GitHub - xtellect/cactus: Work-stealing parallel recursion runtime for C

Cactus is a single-file C runtime for parallel recursion on Linux x86-64. It gives you fork-join parallelism with automatic load balancing via work stealing — write recursive functions as usual, sprinkle in BEGIN, FORK, JOIN, and the runtime distributes work across all cores.

Use cases:

Divide-and-conquer algorithms — parallel mergesort, quicksort, matrix multiply — anywhere you'd write fork(left); solve(right); join().
Tree-structured computation — game-tree search, recursive backtracking (N-Queens), fractal generation — problems where the branching factor is high and subtrees are independent.
Scientific computing — recursive decomposition of grids, adaptive mesh refinement, or any algorithm that naturally subdivides a domain.

Quick start

#include "cactus.h"

cactus int pfib(int n) {
    if (n < 2) return n;
    int x, y;
    BEGIN();
    FORK(&x, pfib, (n - 1));
    y = pfib(n - 2);
    JOIN();
    END();
    return x + y;
}

int main(void) {
    cactus_start(0);          // 0 = use all available cores
    int answer = pfib(42);
    cactus_stop();
    return 0;
}

Why I built this

I needed lightweight parallelism for recursive algorithms in C without pulling in a heavyweight framework. OpenMP's #pragma omp task works but is opaque, hard to tune, and drags in a large runtime. Cilk is elegant but requires a custom compiler. Intel TBB is C++ only.

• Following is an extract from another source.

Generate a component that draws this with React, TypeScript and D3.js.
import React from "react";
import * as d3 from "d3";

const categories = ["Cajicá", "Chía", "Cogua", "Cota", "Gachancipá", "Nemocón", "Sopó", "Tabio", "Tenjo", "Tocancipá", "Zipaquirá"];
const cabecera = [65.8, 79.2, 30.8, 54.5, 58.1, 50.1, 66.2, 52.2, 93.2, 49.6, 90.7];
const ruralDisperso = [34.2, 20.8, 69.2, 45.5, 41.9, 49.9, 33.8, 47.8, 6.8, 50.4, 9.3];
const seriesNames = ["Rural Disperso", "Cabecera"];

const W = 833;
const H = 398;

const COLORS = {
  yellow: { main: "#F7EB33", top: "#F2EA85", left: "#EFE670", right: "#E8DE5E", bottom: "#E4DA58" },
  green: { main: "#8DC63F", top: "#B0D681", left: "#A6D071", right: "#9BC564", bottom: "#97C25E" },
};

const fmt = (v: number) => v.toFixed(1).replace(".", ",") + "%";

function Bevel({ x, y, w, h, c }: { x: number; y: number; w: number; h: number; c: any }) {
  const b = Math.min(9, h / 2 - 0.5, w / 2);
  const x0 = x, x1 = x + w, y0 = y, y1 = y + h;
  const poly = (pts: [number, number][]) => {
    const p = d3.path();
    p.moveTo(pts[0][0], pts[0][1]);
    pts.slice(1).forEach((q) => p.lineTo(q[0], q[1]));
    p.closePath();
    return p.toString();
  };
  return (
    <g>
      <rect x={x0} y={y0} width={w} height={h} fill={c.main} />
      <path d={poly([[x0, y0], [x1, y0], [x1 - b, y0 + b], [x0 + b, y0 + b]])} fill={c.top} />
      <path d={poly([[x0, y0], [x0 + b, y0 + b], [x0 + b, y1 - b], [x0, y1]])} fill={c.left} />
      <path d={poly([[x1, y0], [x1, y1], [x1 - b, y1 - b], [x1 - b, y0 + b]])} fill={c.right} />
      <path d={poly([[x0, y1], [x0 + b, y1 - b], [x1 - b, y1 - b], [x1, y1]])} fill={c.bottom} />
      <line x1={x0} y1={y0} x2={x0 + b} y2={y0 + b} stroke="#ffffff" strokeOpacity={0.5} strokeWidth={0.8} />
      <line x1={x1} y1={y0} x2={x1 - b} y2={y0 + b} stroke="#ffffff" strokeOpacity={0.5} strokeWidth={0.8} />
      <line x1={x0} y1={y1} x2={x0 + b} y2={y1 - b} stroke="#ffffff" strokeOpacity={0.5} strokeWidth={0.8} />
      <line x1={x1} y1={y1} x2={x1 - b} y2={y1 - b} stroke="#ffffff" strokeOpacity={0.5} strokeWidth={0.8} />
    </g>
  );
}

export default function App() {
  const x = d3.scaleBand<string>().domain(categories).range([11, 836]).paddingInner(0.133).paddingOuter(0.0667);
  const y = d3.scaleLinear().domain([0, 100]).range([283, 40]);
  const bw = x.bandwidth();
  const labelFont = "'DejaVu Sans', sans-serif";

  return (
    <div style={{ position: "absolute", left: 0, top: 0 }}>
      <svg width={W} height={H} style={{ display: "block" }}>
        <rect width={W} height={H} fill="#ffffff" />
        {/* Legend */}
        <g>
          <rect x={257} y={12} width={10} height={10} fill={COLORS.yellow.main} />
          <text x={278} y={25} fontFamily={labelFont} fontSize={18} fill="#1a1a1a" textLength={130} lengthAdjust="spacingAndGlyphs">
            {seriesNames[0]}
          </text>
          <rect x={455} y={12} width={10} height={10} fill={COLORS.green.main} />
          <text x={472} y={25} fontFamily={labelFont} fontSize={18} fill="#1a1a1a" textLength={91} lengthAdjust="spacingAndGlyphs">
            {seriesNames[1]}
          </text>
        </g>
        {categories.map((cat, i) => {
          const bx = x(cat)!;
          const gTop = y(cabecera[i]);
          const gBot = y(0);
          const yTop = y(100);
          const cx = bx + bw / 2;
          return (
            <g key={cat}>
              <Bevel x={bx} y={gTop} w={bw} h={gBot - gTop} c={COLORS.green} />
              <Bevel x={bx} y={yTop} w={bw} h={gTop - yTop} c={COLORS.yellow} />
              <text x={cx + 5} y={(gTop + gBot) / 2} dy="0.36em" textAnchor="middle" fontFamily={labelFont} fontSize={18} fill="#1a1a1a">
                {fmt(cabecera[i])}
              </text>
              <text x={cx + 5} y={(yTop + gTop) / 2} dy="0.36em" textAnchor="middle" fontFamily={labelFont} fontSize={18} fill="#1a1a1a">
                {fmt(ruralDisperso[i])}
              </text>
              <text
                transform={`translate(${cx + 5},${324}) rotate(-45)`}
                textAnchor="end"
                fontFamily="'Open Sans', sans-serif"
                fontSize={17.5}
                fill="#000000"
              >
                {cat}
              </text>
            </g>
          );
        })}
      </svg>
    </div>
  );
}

I wanted something that fits in two files, compiles with stock GCC or Clang, and lets me write parallel recursion that looks almost identical to the serial version. The cactus decorator, BEGIN/FORK/JOIN/END macros, and three API calls (cactus_start, cactus_stop, cactus_workers) are the entire interface.

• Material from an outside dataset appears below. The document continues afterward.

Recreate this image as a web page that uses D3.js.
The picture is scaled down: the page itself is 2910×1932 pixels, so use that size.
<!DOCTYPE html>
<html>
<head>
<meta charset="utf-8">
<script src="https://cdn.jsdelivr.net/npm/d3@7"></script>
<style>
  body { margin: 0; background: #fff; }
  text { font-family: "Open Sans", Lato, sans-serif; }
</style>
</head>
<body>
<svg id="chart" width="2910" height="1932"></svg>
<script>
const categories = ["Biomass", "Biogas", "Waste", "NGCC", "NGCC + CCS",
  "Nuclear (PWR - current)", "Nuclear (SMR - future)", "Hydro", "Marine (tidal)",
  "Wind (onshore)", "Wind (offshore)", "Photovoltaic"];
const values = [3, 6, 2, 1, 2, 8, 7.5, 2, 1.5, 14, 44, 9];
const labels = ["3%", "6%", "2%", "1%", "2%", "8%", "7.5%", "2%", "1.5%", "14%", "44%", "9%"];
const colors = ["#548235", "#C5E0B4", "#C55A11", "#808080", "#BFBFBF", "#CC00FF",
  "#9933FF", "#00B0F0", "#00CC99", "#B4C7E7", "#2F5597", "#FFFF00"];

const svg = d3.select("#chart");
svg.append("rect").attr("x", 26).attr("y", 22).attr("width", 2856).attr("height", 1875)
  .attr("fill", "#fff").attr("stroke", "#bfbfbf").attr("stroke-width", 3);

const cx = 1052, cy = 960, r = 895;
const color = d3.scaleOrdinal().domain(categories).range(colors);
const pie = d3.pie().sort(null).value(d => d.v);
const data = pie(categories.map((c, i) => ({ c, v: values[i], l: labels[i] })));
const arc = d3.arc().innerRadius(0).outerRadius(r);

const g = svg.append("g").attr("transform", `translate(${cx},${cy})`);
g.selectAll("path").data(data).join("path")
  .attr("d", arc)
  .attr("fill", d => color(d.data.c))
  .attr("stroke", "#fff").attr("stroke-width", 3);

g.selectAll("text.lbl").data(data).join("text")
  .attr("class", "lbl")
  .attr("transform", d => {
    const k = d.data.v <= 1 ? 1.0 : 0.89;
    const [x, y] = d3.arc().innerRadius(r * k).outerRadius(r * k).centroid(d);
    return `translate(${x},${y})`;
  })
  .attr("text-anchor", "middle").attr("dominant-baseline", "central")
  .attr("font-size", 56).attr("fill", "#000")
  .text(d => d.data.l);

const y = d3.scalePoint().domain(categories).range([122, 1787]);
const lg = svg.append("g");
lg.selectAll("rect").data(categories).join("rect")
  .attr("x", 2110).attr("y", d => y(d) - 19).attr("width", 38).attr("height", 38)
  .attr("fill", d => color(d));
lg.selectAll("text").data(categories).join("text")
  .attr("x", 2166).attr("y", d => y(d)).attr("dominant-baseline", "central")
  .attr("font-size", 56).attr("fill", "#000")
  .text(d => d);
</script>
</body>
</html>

The name comes from "cactus stack" — the execution model where each parallel branch gets its own stack, forming a tree of stacks that looks like a cactus when drawn sideways.

How it works

Per-worker deques — each worker thread owns a ring-buffer deque. Spawned continuations are pushed to the bottom; the owner pops from the bottom (LIFO, cache-friendly).
Random-victim work stealing — idle workers pick a random peer and steal from the top of that peer's deque (FIFO, coarse-grained).
Continuation-passing — on FORK, the parent's continuation (return address + frame pointer) is posted to the deque. The current thread immediately executes the child. If a thief steals the continuation, it resumes the parent on a fresh stack slab.
Stack slab pooling — 2 MB stack slabs are allocated from a global depot with an MCS spinlock, cached in per-worker stashes. Stolen continuations run on these slabs; when they finish, the slab returns to the pool.
Direct register manipulation — x86-64 inline assembly saves and restores RSP/RBP for near-zero-overhead context switching between continuations.

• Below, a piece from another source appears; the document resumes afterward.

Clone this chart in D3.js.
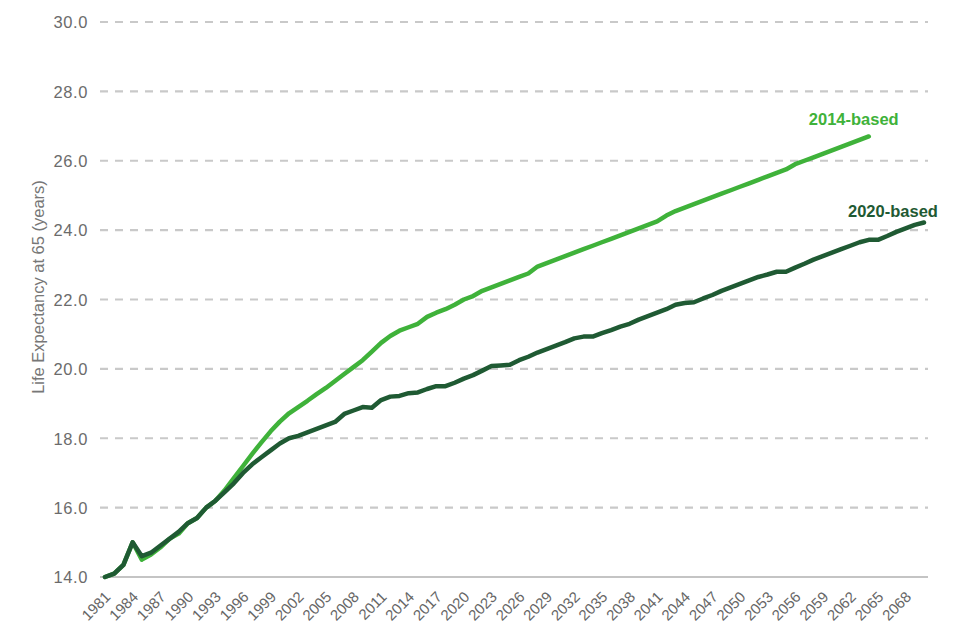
<!DOCTYPE html>
<html>
<head>
<meta charset="utf-8">
<script src="https://cdn.jsdelivr.net/npm/d3@7"></script>
<style>
  html, body { margin: 0; padding: 0; background: #fff; }
  svg { display: block; font-family: "Liberation Sans", Arial, sans-serif; }
</style>
</head>
<body>
<svg id="chart" width="960" height="640"></svg>
<script>
// ---- Data ----
const years = d3.range(1981, 2071); // 1981 .. 2070

const xTickLabels = ["1981","1984","1987","1990","1993","1996","1999","2002","2005","2008",
  "2011","2014","2017","2020","2023","2026","2029","2032","2035","2038","2041","2044",
  "2047","2050","2053","2056","2059","2062","2065","2068"];

const yTicks = [14, 16, 18, 20, 22, 24, 26, 28, 30];

// 2014-based projection, 1981 .. 2064
const based2014 = [
  14.0, 14.1, 14.35, 15.0, 14.5, 14.65, 14.85, 15.1, 15.25, 15.55,   // 1981-1990
  15.7, 16.0, 16.2, 16.5, 16.85, 17.2, 17.55, 17.88, 18.2, 18.48,    // 1991-2000
  18.72, 18.9, 19.08, 19.27, 19.45, 19.65, 19.85, 20.05, 20.25, 20.5, // 2001-2010
  20.75, 20.95, 21.1, 21.2, 21.3, 21.5, 21.62, 21.72, 21.85, 22.0,   // 2011-2020
  22.1, 22.25, 22.35, 22.45, 22.55, 22.65, 22.75, 22.95, 23.05, 23.15, // 2021-2030
  23.25, 23.35, 23.45, 23.55, 23.65, 23.75, 23.85, 23.95, 24.05, 24.15, // 2031-2040
  24.25, 24.42, 24.55, 24.65, 24.75, 24.85, 24.95, 25.05, 25.15, 25.25, // 2041-2050
  25.35, 25.45, 25.55, 25.65, 25.75, 25.9, 26.0, 26.1, 26.2, 26.3,    // 2051-2060
  26.4, 26.5, 26.6, 26.7                                               // 2061-2064
];

// 2020-based projection, 1981 .. 2070
const based2020 = [
  14.0, 14.1, 14.35, 15.0, 14.6, 14.7, 14.9, 15.1, 15.3, 15.55,       // 1981-1990
  15.7, 16.0, 16.2, 16.45, 16.7, 17.0, 17.25, 17.45, 17.65, 17.85,    // 1991-2000
  18.0, 18.07, 18.17, 18.27, 18.37, 18.47, 18.7, 18.8, 18.9, 18.88,   // 2001-2010
  19.1, 19.2, 19.22, 19.3, 19.32, 19.42, 19.5, 19.5, 19.6, 19.72,     // 2011-2020
  19.82, 19.95, 20.08, 20.1, 20.12, 20.25, 20.35, 20.47, 20.57, 20.67, // 2021-2030
  20.77, 20.88, 20.93, 20.93, 21.03, 21.12, 21.22, 21.3, 21.42, 21.52, // 2031-2040
  21.62, 21.72, 21.85, 21.9, 21.92, 22.03, 22.13, 22.25, 22.35, 22.45, // 2041-2050
  22.55, 22.65, 22.72, 22.8, 22.8, 22.92, 23.03, 23.15, 23.25, 23.35,  // 2051-2060
  23.45, 23.55, 23.65, 23.72, 23.72, 23.83, 23.95, 24.05, 24.15, 24.22 // 2061-2070
];

const seriesNames = ["2014-based", "2020-based"];
const seriesColors = ["#3fb23a", "#1f5a33"];

// ---- Layout ----
const svg = d3.select("#chart");
const plot = { left: 100, right: 928, top: 22, bottom: 577 };

const x = d3.scalePoint().domain(years).range([105, 924]);
const y = d3.scaleLinear().domain([14, 30]).range([plot.bottom, plot.top]);

// Gridlines (dashed)
svg.append("g")
  .selectAll("line")
  .data(yTicks.filter(d => d > 14))
  .join("line")
  .attr("x1", plot.left).attr("x2", plot.right)
  .attr("y1", d => y(d)).attr("y2", d => y(d))
  .attr("stroke", "#c9c9c9")
  .attr("stroke-width", 2.2)
  .attr("stroke-dasharray", "8,7");

// Baseline
svg.append("line")
  .attr("x1", plot.left).attr("x2", plot.right)
  .attr("y1", y(14)).attr("y2", y(14))
  .attr("stroke", "#c4c4c4")
  .attr("stroke-width", 2.2);

// Y axis labels
const yAxis = d3.axisLeft(y).tickValues(yTicks).tickFormat(d3.format(".1f")).tickSize(0).tickPadding(0);
const gy = svg.append("g").attr("transform", `translate(88,0)`).call(yAxis);
gy.select(".domain").remove();
gy.selectAll("text")
  .attr("font-size", 16.5)
  .attr("font-family", "Liberation Sans, Arial, sans-serif")
  .attr("fill", "#6b6b6b")
  .attr("dy", "0.35em")
  .attr("letter-spacing", "0.6px");

// X axis labels (rotated)
const xAxis = d3.axisBottom(x).tickValues(xTickLabels.map(Number)).tickSize(0).tickPadding(0);
const gx = svg.append("g").attr("transform", `translate(0,589)`).call(xAxis);
gx.select(".domain").remove();
gx.selectAll("text")
  .attr("font-size", 15)
  .attr("font-family", "Liberation Sans, Arial, sans-serif")
  .attr("fill", "#666")
  .attr("text-anchor", "end")
  .attr("dy", "0.7em")
  .attr("transform", "rotate(-45)")
  .attr("x", -2)
  .attr("y", 0);

// Y axis title
svg.append("text")
  .attr("transform", "translate(44,287) rotate(-90)")
  .attr("text-anchor", "middle")
  .attr("font-size", 16.5)
  .attr("fill", "#777")
  .text("Life Expectancy at 65 (years)");

// Lines
const line = d3.line()
  .defined(d => d.v != null)
  .x(d => x(d.year))
  .y(d => y(d.v));

const allSeries = [based2014, based2020];
allSeries.forEach((vals, i) => {
  const pts = vals.map((v, j) => ({ year: years[j], v }));
  svg.append("path")
    .datum(pts)
    .attr("fill", "none")
    .attr("stroke", seriesColors[i])
    .attr("stroke-width", 4.5)
    .attr("stroke-linejoin", "round")
    .attr("stroke-linecap", "round")
    .attr("d", line);
});

// Series labels near line ends
const labelPos = [
  { series: 0, year: 2064, dx: -60, dy: -11 },
  { series: 1, year: 2070, dx: -76, dy: -5 }
];
labelPos.forEach(p => {
  const vals = allSeries[p.series];
  const v = vals[years.indexOf(p.year)];
  svg.append("text")
    .attr("x", x(p.year) + p.dx)
    .attr("y", y(v) + p.dy)
    .attr("font-size", 16.5)
    .attr("font-weight", "bold")
    .attr("fill", seriesColors[p.series])
    .text(seriesNames[p.series]);
});
</script>
</body>
</html>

Design choice	Benefit	Cost
Per-worker deque (ring buffer)	O(1) push/pop, no allocation	8 KB per worker
Random-victim stealing	simple, provably efficient	occasional wasted steal attempts
Continuation-passing (child-first)	the common no-steal path is a normal function call	parent must be resumable on any stack
2 MB mmap'd stack slabs	large enough for deep recursion, huge-page eligible	virtual address space per steal
MCS spinlock for depot	fair, no spinlock convoy	one extra pointer chase vs. CAS
Compiler-specific paths (GCC/Clang)	each gets optimal codegen	two code paths to maintain

Build

make            # builds libcactus.so + test binaries
make test       # runs all tests with correctness checks
make clean      # removes build artifacts

Compiler: GCC or Clang with C11 support.

# Link your program against the library
gcc -O3 -pthread -I. your_app.c -Lbuild/cc -lcactus -Wl,-rpath,'$ORIGIN' -o your_app

Usage

Startup and shutdown

cactus_start(0);           // 0 = auto-detect cores
cactus_start(4);           // or specify worker count
int np = cactus_workers(); // query active workers
cactus_stop();             // join all workers, clean up

Set CACTUS_NPROCS in the environment to override the worker count without recompiling.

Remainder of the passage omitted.